[start Source excerpt]
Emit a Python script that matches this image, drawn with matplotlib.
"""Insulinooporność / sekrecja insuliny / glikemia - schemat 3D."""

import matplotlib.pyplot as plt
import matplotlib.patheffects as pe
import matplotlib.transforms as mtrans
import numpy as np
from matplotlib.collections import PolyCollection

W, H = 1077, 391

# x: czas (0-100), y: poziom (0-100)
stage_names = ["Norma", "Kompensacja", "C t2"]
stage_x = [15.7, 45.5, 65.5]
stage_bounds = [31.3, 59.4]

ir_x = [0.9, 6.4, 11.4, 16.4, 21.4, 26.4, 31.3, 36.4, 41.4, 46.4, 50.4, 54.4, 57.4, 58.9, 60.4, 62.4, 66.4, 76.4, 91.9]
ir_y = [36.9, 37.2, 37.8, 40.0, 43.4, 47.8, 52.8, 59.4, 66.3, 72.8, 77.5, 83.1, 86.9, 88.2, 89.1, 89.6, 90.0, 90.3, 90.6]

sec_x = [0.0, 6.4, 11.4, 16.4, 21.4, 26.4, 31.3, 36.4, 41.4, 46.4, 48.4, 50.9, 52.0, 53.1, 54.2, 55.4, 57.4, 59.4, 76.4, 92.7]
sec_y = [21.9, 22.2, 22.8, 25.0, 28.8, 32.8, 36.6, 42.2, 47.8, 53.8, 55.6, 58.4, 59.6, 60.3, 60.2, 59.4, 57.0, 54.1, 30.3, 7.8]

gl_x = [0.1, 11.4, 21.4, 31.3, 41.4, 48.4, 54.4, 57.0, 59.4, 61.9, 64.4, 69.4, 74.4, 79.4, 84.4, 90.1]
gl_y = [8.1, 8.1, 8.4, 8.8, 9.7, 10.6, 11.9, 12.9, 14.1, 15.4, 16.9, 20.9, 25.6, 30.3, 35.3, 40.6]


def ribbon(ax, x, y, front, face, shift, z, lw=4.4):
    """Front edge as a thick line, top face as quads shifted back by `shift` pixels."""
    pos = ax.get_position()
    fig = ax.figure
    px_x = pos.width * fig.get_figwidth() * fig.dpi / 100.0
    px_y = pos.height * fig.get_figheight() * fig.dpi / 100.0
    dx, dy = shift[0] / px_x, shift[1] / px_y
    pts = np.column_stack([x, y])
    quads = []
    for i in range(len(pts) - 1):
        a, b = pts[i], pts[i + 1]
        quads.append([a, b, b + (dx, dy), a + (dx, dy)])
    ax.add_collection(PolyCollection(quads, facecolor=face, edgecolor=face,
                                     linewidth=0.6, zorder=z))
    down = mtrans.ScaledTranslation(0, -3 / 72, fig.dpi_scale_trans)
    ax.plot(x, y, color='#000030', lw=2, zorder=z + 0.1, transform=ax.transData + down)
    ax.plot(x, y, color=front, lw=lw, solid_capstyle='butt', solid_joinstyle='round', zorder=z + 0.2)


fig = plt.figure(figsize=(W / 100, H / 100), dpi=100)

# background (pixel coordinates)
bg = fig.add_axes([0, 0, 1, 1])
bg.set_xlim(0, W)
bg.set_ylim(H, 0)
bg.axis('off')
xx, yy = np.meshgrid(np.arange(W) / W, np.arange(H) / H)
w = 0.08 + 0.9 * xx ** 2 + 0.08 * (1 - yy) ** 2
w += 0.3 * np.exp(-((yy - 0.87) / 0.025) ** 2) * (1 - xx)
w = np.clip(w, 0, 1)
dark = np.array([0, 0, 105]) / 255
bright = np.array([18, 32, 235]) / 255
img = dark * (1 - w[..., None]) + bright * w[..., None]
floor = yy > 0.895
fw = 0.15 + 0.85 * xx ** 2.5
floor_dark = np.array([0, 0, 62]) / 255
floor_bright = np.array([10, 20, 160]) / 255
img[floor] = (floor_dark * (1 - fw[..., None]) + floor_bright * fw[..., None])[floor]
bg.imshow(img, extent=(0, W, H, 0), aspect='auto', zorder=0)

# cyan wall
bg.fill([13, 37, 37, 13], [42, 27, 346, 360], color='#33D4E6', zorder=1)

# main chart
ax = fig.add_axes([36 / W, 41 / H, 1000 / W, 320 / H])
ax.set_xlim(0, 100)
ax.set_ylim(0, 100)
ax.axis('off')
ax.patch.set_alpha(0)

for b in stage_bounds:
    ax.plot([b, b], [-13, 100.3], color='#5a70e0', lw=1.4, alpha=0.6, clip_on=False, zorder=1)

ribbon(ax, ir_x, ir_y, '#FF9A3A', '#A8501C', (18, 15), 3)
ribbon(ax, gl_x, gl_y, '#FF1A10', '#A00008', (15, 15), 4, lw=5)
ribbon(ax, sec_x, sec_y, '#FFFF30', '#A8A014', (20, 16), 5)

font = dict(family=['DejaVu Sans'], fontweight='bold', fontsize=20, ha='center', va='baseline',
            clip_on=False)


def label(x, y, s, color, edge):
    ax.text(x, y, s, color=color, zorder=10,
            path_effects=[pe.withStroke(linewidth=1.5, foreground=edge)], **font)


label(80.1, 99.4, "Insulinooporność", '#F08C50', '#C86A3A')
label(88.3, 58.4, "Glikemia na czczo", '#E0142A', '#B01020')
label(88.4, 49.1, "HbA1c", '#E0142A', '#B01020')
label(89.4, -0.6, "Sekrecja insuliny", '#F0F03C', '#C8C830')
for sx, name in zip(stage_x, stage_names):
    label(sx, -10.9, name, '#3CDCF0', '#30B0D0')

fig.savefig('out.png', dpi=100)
[end Source excerpt]
Everything from the first line through the line containing "W, H = 1077, 391" should be quoted exactly, and nothing beyond it.

Emit a Python script that matches this image, drawn with matplotlib.
"""Insulinooporność / sekrecja insuliny / glikemia - schemat 3D."""

import matplotlib.pyplot as plt
import matplotlib.patheffects as pe
import matplotlib.transforms as mtrans
import numpy as np
from matplotlib.collections import PolyCollection

W, H = 1077, 391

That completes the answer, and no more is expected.